Continuing into Arizona, I visited the Casa Grande Ruins

Casa Grande Ruins

where I learned of another system of irrigation canals

Gila River Canals

along the Gila River built by the people of the Hohokam culture from about AD 500 to AD 1500. As the volunteer guide explained, the canals were a collective effort, built to benefit the people nearest the river as well as those farthest from the river. This system required cooperation among all the users.

This sense of collective responsibility seems to be missing from the perception of the farmers whose billboards proclaim that Congress is causing their dust bowls. A wider vision would reveal that water scarcity is a major environmental problem worldwide.

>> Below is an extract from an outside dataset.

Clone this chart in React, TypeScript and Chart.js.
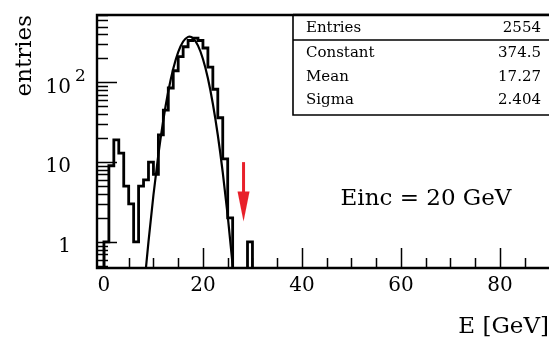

Each year the United Nations Food and Agriculture Organization picks a theme for World Water Day, March 22. This year the theme is "Water and Food Security." Certainly water scarcity and food security are intricately linked: Worldwide 70% of fresh water that is withdrawn from rivers, streams, lakes, and groundwater is used for irrigation; in California 83% of withdrawn fresh water is used for irrigation, of which about one third is used for irrigated hayfields and pastures; irrigating land to feed livestock uses about 50% of the withdrawn fresh water in California. It takes 10 times more water to produce a pound of beef than it does to produce a pound of wheat.

Recently, the Harvard School of Public Health reported that eating a daily serving of red meat increased mortality risk by 13%. I don't believe that ranchers set out to squander water, a scarce resource, in order to produce red meat, which increases mortality risk. However, viewed in the harsh light of today's reality, that's what is happening.

Here is something to ponder: Will we, humans in the 21st century, be people of reason—making choices in the best interest of ourselves and our planet, or will we succumb to a consumerism driven by habit and media influence?